**Your instructions:** Set down each line of the data below exactly as it stands, dropping the pictures.

**Given material:**
+ + + +
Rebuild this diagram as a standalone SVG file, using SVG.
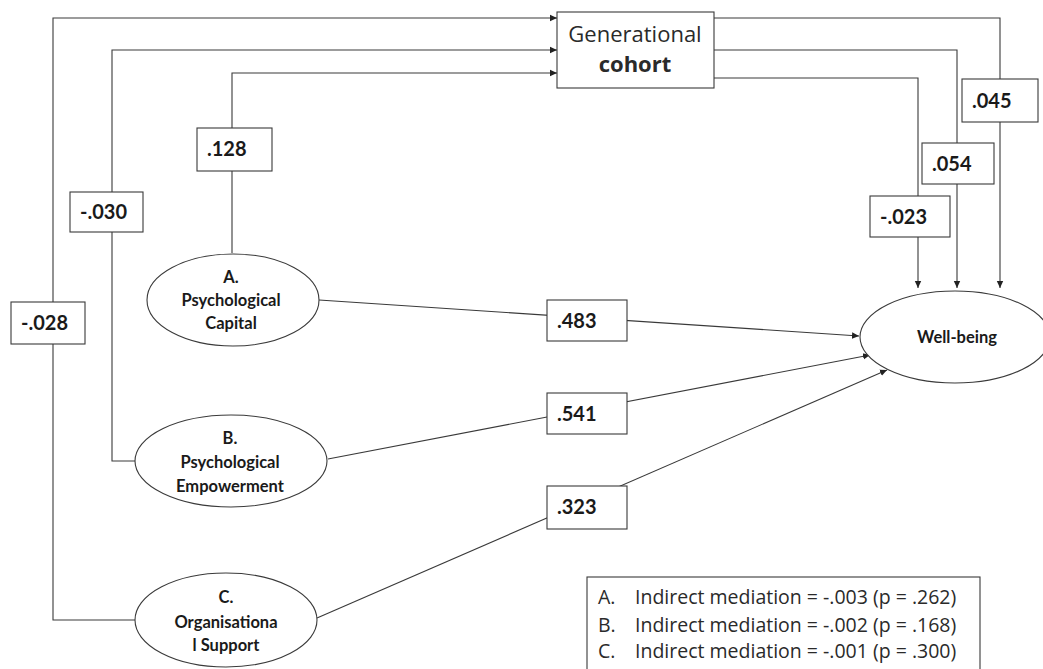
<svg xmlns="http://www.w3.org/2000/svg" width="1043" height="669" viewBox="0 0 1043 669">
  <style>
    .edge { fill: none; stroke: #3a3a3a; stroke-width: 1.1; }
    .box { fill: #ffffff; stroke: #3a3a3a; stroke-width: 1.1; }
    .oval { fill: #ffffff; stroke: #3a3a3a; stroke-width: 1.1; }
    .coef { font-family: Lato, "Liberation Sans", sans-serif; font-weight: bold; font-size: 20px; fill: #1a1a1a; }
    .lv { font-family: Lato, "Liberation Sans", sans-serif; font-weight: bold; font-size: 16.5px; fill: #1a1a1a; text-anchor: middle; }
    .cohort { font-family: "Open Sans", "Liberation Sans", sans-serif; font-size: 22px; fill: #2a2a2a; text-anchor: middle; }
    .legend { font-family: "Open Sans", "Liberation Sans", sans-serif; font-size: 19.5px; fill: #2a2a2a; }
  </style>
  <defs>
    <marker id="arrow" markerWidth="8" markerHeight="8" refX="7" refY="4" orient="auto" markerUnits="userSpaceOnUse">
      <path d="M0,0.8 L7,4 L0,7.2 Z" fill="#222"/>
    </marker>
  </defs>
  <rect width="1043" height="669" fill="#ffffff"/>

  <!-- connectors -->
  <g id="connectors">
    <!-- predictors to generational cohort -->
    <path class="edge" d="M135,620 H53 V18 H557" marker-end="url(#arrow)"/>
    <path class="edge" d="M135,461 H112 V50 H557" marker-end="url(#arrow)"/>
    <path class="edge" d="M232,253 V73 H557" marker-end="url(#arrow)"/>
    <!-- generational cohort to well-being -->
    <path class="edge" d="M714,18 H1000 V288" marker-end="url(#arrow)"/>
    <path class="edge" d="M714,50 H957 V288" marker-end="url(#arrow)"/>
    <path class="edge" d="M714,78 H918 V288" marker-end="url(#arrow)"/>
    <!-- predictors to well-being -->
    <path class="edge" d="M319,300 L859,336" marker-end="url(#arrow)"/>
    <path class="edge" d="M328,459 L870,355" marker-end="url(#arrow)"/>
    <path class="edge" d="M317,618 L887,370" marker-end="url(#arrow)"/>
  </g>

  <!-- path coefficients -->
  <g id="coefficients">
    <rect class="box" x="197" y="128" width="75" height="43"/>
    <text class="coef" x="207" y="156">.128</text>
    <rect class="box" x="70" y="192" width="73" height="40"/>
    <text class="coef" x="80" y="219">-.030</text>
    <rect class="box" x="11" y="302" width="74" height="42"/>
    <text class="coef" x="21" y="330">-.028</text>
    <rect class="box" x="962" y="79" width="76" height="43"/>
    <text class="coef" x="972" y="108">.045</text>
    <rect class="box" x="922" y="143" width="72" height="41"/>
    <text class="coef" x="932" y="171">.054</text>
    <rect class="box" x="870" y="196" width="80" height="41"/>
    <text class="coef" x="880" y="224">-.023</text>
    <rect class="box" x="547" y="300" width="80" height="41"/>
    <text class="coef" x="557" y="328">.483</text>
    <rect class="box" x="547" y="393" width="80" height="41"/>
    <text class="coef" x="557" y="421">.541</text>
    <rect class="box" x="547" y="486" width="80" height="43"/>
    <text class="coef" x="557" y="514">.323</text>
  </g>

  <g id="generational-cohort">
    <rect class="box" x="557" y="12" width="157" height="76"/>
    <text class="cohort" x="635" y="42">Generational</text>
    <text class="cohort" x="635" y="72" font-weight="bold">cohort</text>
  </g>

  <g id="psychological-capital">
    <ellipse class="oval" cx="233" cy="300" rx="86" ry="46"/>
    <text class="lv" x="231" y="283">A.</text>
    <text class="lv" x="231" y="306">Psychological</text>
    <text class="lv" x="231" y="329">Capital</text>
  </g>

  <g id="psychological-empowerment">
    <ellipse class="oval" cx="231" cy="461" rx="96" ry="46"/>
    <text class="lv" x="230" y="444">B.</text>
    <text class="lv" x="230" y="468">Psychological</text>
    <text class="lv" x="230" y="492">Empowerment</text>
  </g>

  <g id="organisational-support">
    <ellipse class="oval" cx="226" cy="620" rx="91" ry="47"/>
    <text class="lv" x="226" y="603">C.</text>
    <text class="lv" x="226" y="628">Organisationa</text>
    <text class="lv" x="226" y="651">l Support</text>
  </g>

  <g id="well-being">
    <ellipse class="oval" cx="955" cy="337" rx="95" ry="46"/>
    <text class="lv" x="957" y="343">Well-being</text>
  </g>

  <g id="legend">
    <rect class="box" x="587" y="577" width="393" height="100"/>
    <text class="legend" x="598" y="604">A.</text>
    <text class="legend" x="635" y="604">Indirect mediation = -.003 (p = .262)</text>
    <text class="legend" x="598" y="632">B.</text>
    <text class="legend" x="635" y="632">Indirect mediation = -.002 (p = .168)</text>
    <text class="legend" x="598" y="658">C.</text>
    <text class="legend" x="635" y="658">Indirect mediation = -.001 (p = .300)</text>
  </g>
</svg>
+ + + +
**Exercise result:**
Rebuild this diagram as a standalone SVG file, using SVG.
<svg xmlns="http://www.w3.org/2000/svg" width="1043" height="669" viewBox="0 0 1043 669">
  <style>
    .edge { fill: none; stroke: #3a3a3a; stroke-width: 1.1; }
    .box { fill: #ffffff; stroke: #3a3a3a; stroke-width: 1.1; }
    .oval { fill: #ffffff; stroke: #3a3a3a; stroke-width: 1.1; }
    .coef { font-family: Lato, "Liberation Sans", sans-serif; font-weight: bold; font-size: 20px; fill: #1a1a1a; }
    .lv { font-family: Lato, "Liberation Sans", sans-serif; font-weight: bold; font-size: 16.5px; fill: #1a1a1a; text-anchor: middle; }
    .cohort { font-family: "Open Sans", "Liberation Sans", sans-serif; font-size: 22px; fill: #2a2a2a; text-anchor: middle; }
    .legend { font-family: "Open Sans", "Liberation Sans", sans-serif; font-size: 19.5px; fill: #2a2a2a; }
  </style>
  <defs>
    <marker id="arrow" markerWidth="8" markerHeight="8" refX="7" refY="4" orient="auto" markerUnits="userSpaceOnUse">
      <path d="M0,0.8 L7,4 L0,7.2 Z" fill="#222"/>
    </marker>
  </defs>
  <rect width="1043" height="669" fill="#ffffff"/>

  <!-- connectors -->
  <g id="connectors">
    <!-- predictors to generational cohort -->
    <path class="edge" d="M135,620 H53 V18 H557" marker-end="url(#arrow)"/>
    <path class="edge" d="M135,461 H112 V50 H557" marker-end="url(#arrow)"/>
    <path class="edge" d="M232,253 V73 H557" marker-end="url(#arrow)"/>
    <!-- generational cohort to well-being -->
    <path class="edge" d="M714,18 H1000 V288" marker-end="url(#arrow)"/>
    <path class="edge" d="M714,50 H957 V288" marker-end="url(#arrow)"/>
    <path class="edge" d="M714,78 H918 V288" marker-end="url(#arrow)"/>
    <!-- predictors to well-being -->
    <path class="edge" d="M319,300 L859,336" marker-end="url(#arrow)"/>
    <path class="edge" d="M328,459 L870,355" marker-end="url(#arrow)"/>
    <path class="edge" d="M317,618 L887,370" marker-end="url(#arrow)"/>
  </g>

  <!-- path coefficients -->
  <g id="coefficients">
    <rect class="box" x="197" y="128" width="75" height="43"/>
    <text class="coef" x="207" y="156">.128</text>
    <rect class="box" x="70" y="192" width="73" height="40"/>
    <text class="coef" x="80" y="219">-.030</text>
    <rect class="box" x="11" y="302" width="74" height="42"/>
    <text class="coef" x="21" y="330">-.028</text>
    <rect class="box" x="962" y="79" width="76" height="43"/>
    <text class="coef" x="972" y="108">.045</text>
    <rect class="box" x="922" y="143" width="72" height="41"/>
    <text class="coef" x="932" y="171">.054</text>
    <rect class="box" x="870" y="196" width="80" height="41"/>
    <text class="coef" x="880" y="224">-.023</text>
    <rect class="box" x="547" y="300" width="80" height="41"/>
    <text class="coef" x="557" y="328">.483</text>
    <rect class="box" x="547" y="393" width="80" height="41"/>
    <text class="coef" x="557" y="421">.541</text>
    <rect class="box" x="547" y="486" width="80" height="43"/>
    <text class="coef" x="557" y="514">.323</text>
  </g>

  <g id="generational-cohort">
    <rect class="box" x="557" y="12" width="157" height="76"/>
    <text class="cohort" x="635" y="42">Generational</text>
    <text class="cohort" x="635" y="72" font-weight="bold">cohort</text>
  </g>

  <g id="psychological-capital">
    <ellipse class="oval" cx="233" cy="300" rx="86" ry="46"/>
    <text class="lv" x="231" y="283">A.</text>
    <text class="lv" x="231" y="306">Psychological</text>
    <text class="lv" x="231" y="329">Capital</text>
  </g>

  <g id="psychological-empowerment">
    <ellipse class="oval" cx="231" cy="461" rx="96" ry="46"/>
    <text class="lv" x="230" y="444">B.</text>
    <text class="lv" x="230" y="468">Psychological</text>
    <text class="lv" x="230" y="492">Empowerment</text>
  </g>

  <g id="organisational-support">
    <ellipse class="oval" cx="226" cy="620" rx="91" ry="47"/>
    <text class="lv" x="226" y="603">C.</text>
    <text class="lv" x="226" y="628">Organisationa</text>
    <text class="lv" x="226" y="651">l Support</text>
  </g>

  <g id="well-being">
    <ellipse class="oval" cx="955" cy="337" rx="95" ry="46"/>
    <text class="lv" x="957" y="343">Well-being</text>
  </g>

  <g id="legend">
    <rect class="box" x="587" y="577" width="393" height="100"/>
    <text class="legend" x="598" y="604">A.</text>
    <text class="legend" x="635" y="604">Indirect mediation = -.003 (p = .262)</text>
    <text class="legend" x="598" y="632">B.</text>
    <text class="legend" x="635" y="632">Indirect mediation = -.002 (p = .168)</text>
    <text class="legend" x="598" y="658">C.</text>
    <text class="legend" x="635" y="658">Indirect mediation = -.001 (p = .300)</text>
  </g>
</svg>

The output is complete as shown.